I quote Liz: "Social Networkers understand the value of being tapped into a network of connections. Social Networks connect openly and with enthusiasm, thinking that, if we cannot directly help each other, our connections probably can. As part of their open networking, Social Networkers are generous with help and share what they know as often as they can. Social Networkers want to be where the people are and the action is happening. They understand what makes a party fun and how to engage and inform hundreds of connections.

On Twitter, you’ll know Social Networkers by the thousands of friends they have and by the fact that they usually friend back everyone who friends them. You’ll find them at most important conferences and on most social sites. They’ll be the ones with the crowds of friends. On Twitter, it might seem that everyone is talking to them. On SU and Digg, you might find them in huge networks that share content regularly."
I read some chapters of the book by William H. Davidov, published in Finnish in 1986 with the title "Teknologian markkinointi", which describes the issues and problems of technology marketing. There are many interesting ideas like "Do designing products, not equipment" and "Be global or die". This book bases on the experiences of the author in the famous company Intel on 80's and as a business consult.

What especially wake up my interest are some thesis about the strategy of marketing like "Do the marketing section of the company know why the customer buy the products of the company?" and "Has the marketing section a connection to the customers?".

I think that the these questions can be solved with the tools of social media if only both sides are ready to meet there. Companies shall have such easy-to-reach ways of net conversations that the interest of the potential customers will wake up - and there are already such tools available. The only question is: how the customers will find social media highways to express their needs?
It requires a lot of work to use social media for open innovation. There needs to be somebody managing the process, providing questions and maybe even scoping the discussion. Sometimes those persons in charge of a company, program or other topic are too busy with other tasks and the social media's potential is left unused.

I think marketing could have the most to win when taking social media into full explotation.
Kai, thanks for the comment and I got an email about the social media thing. Hope to get time to respond tomorrow or later this week.

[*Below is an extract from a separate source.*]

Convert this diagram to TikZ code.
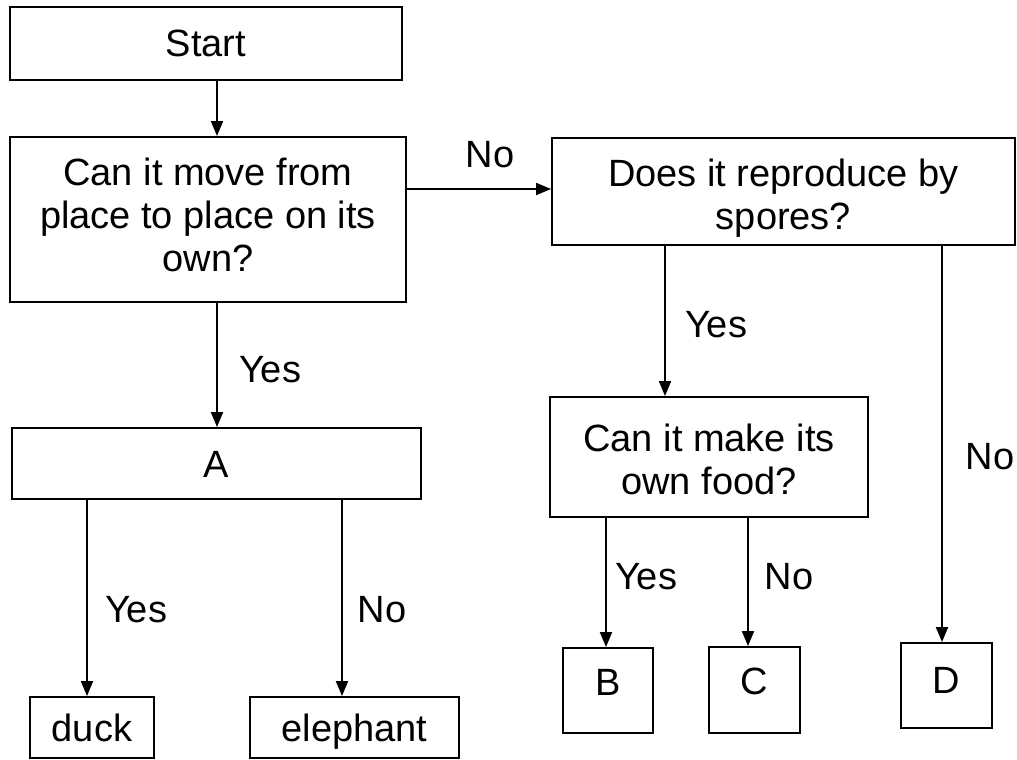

Social Media has a great potential in the field of open innovation but big corporations and many smaller ones regard "open" as a synonym for "poison". Corporate executives are afraid to "share" and to "collaborate" in open spaces. I work on a daily basis to solve this problem. I've to admit: it isn't easy.
I started a discussion in Qaiku about "How to export services, innovations, experiences, and knowledge?"

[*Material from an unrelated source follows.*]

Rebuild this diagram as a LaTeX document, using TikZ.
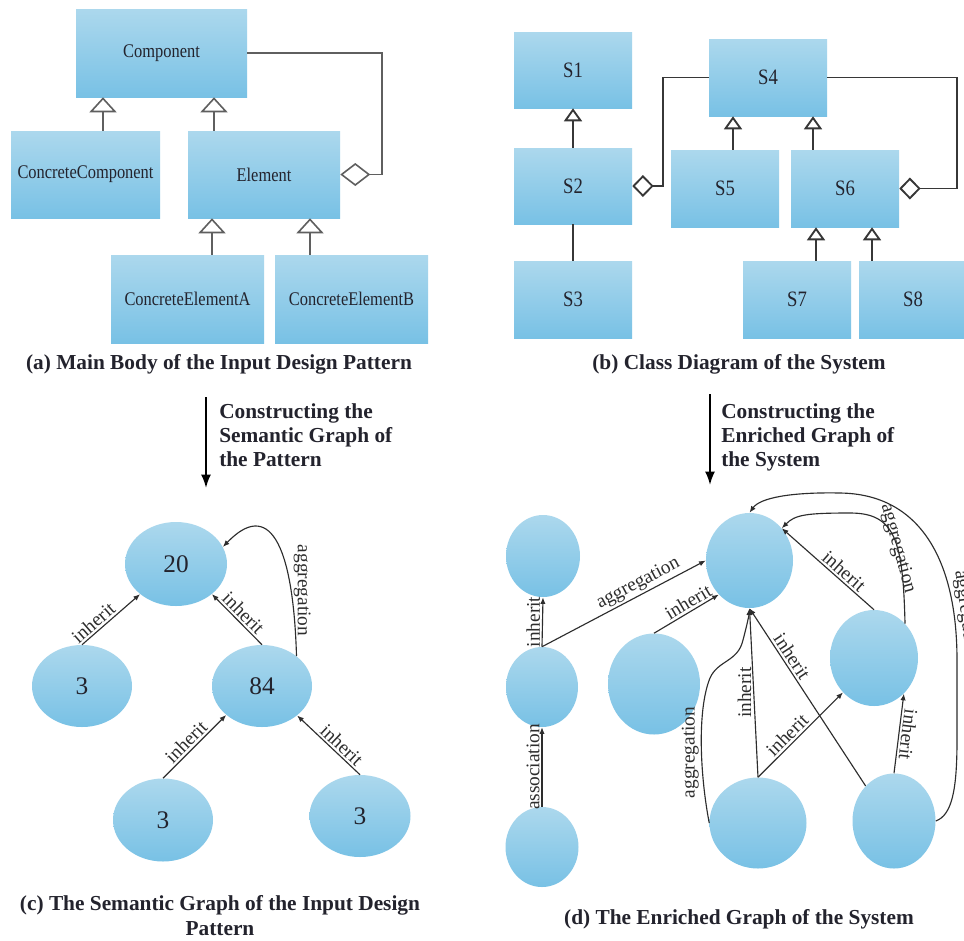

We've been talking about the need to expand our export portfolio. Finland has been good on investment goods, paper machines, energy systems, power plants, components for infrastructure. Nokia, Kone, pulp, paper, board, and sawn goods should be mentioned as excellent exporters. All these industries are in trouble now. Nokia is still powerful, but a big part of its gadgets will be delivered from other parts of the world. Only a part of the "paper work" will be managed from Finland.

Our Green Gold doesn't have the same value as before. Innovation is needed, but the industry is confused, where to start?

But how about the service industry? What could we do to improve export of services, social innovations, experience economy products, and knowledge? The deeper I look into these non-material areas, I run into depressive thoughts. Are we still too concentrated on how to solve the problems within the borders of the national state and can't see or imagine that Finnish Tacit Knowledge could have a market.

What about becoming a solutions supplier combining soft and hard into more attractive bundles? Where could we start? Any good examples? Do we've a strategy for improvements in these fields?

The Kouvola process

I remember feeling excitement and pride at the same time. I wanted to go on. We were talking about big infrastructure projects and the export of Finnish community planning services. We'd a very inspiring meeting in Kouvola last week. There was a feeling about getting in touch with something that is "real" and "important".

Nevertheless, we've a long way to go.

Innovation isn't easy. Big and radical innovations do not happen over night. We're not talking about a garage sales of old stuff, there is a much bigger trend going on. Building technology and automation combined could lead to new export products.

I'll write more, this is the beginning of a much longer story. The opening lines are cryptic, the I'll disclose more. The innovation train could be a forum for broader publicity. Let's see if we succeed to get then damned thing moving.